Today on the show we welcome Jeff Pirozzolo to the studio for a conversation about the direction schools are headed over the next two months. Jeff serves as superintendent of Auburn City Schools, a district where voters recently approved a new spending plan for the upcoming school year.
The U.S. Small Business Administration has been working hard over the last two months with local, regional, and national lenders to get hundreds-of-billions of dollars out to small businesses that desperately need it. As part of the Paycheck Protection Program, Regional Administrator Steve Bulger, who oversees the Atlantic Region II, which includes New York, has been focused on getting feedback from small business owners, and working to ensure that those who need it – see the funds. He called the program – as a whole – an overwhelming success despite some early-challenges.
He joined Josh Durso to answer some questions about the program, how its helped business owners in the region, and the ways commerce could change in the coming months for good.
Earlier this week we featured a ‘Daily Debrief’ taking on questions about the future sustainability of local journalism. It’s a topic we have broached numerous times, and one that’s become even more relevant during the Coronavirus Pandemic. Economic shutdown is crushing small businesses, which is the lifeblood of local advertising.
Steve Keeler leads the School of Media and Arts at Cayuga Community College, and we talked to him about advertising, subscribers, coverage of the pandemic, and much more.

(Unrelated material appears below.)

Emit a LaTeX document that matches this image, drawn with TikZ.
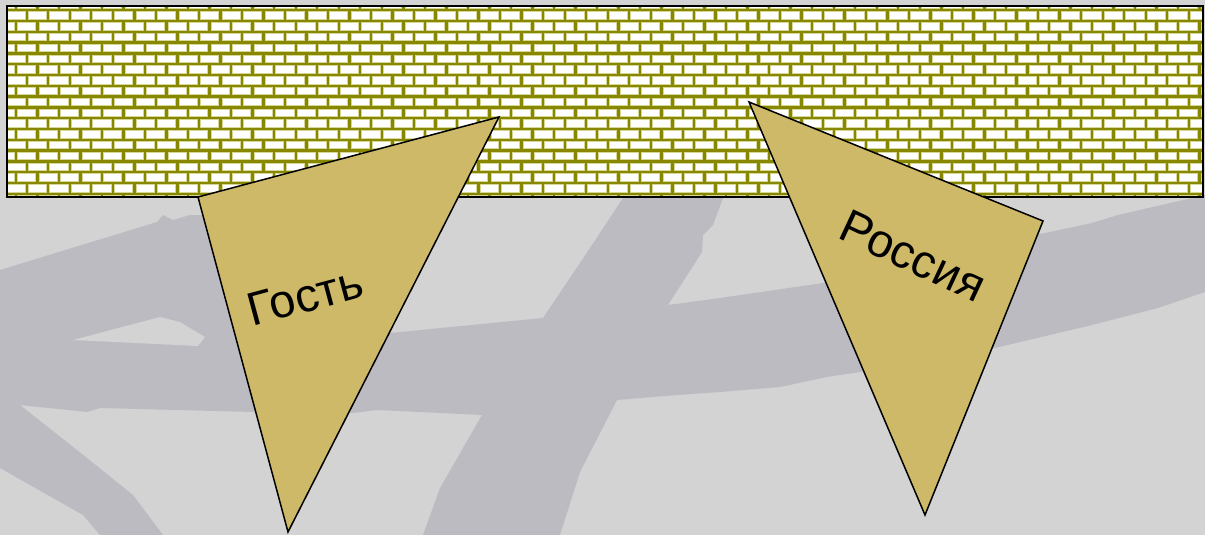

The Finger Lakes Workforce Investment Board, or Finger Lakes Works for short, is contending with some of the biggest questions the region faces moving forward. In particular, they are wrestling with questions about workforce makeup following the pandemic. As the economy reopens and people go back to work, Michael Woloson, who serves as Business Services Coordinator for the organization is working to help all parties involved. Today on the show, a conversation with Woloson, about FLW’s efforts, and what the regional economy might look like after the pandemic.
Today on Inside the FLX a conversation with Peter Mantius. He founded The Water Front Online, which is dedicated to reporting on environmental issues in the Finger Lakes, Southern Tier, Western New York, and Upstate New York at-large. This week, Mantius gives an update on the four biggest environmental stories of 2020, with the context of a global pandemic, which paints a picture about how some of these issues could be handled – or shelved – in the coming months.
When Leslie Danks Burke set out to run for New York State Senate in the 58th District she could not have imagined what this campaign would look like. Even the most-astute politicians have been thrown for a loop by the Coronavirus pandemic. Traditional campaigning has been turned into virtual town hall events — conducted over Zoom or Skype. Door-to-door petitioning was shut down as it became clear that the Coronavirus was too much of a risk to have face-to-face contact. And now, primaries and special elections have been pushed to June.
That said, there’s an even greater need now for candidates to connect with voters — to learn more about the things they’re concerned about. The economy has been ground to a halt, jobless claims are in the hundreds-of-thousands in New York alone, and the healthcare system at-large was left unprepared for a crisis of this magnitude.
The Seward House in Auburn, New York is an historic landmark. It’s a space that serves a major role in local history, as well as American history. The Novel Coronavirus, or COVID-19 has made running a museum and local landmark a challenge, but those who carry on the legacy haven’t given up. Jeff Ludwig, who leads the educational effort at the facility catches up with Josh Durso on Inside the FLX to discuss it all.
Those interested in looking to learn more about history at the Seward House, or any of the great virtual programming that they’re offering amid the pandemic click here. To donate click here, or become a member and support the mission.
Unfunded mandates. We hear plenty about them in Upstate New York, but what does an unfunded mandate actually look like in real life application? Rick House, Wayne County Administrator, made headlines a couple weeks ago when he said counties are being blamed for something they have no control over. To make matters worse, he says the proposals that have been put forward so far fall short in addressing the issue, which is a program that is simply too expensive.
This week on Episode #224 of Inside the FLX, House discusses the implications of a program that gets more expensive, and forces counties to make difficult decisions.
Michael Kracker has been leading the business advocacy group Unshackle Upstate for several years. He’s been a guest on Inside the FLX before, and this week, he’s in the FingerLakes1.com Studio for another conversation.
On Episode #226 Kracker discusses the 2020 proposals, the budget process, and so much more.
Romulus resident Casey McDonald announced his candidacy last year. However, he’s been patiently campaigning, talking with residents throughout the region about issues most important to them. Mounting a challenge to an incumbent Congressman can be a challenge, but it’s one McDonald says he’s cut out to achieve.
This week on Episode #223 of Inside the FLX, he discusses his campaign, what issues are most-important to him, and how he’s approaching the challenge.
Former Canandaigua City Councilor Cindy Wade has entered the race for the 131st District. The Republican is looking to succeed longtime Assemblyman and former Assembly Minority Leader Brian Kolb, who announced his retirement earlier this year. On Episode #222 of the Inside the FLX podcast Wade gives us some insight into her run, and what issues are most-important to her.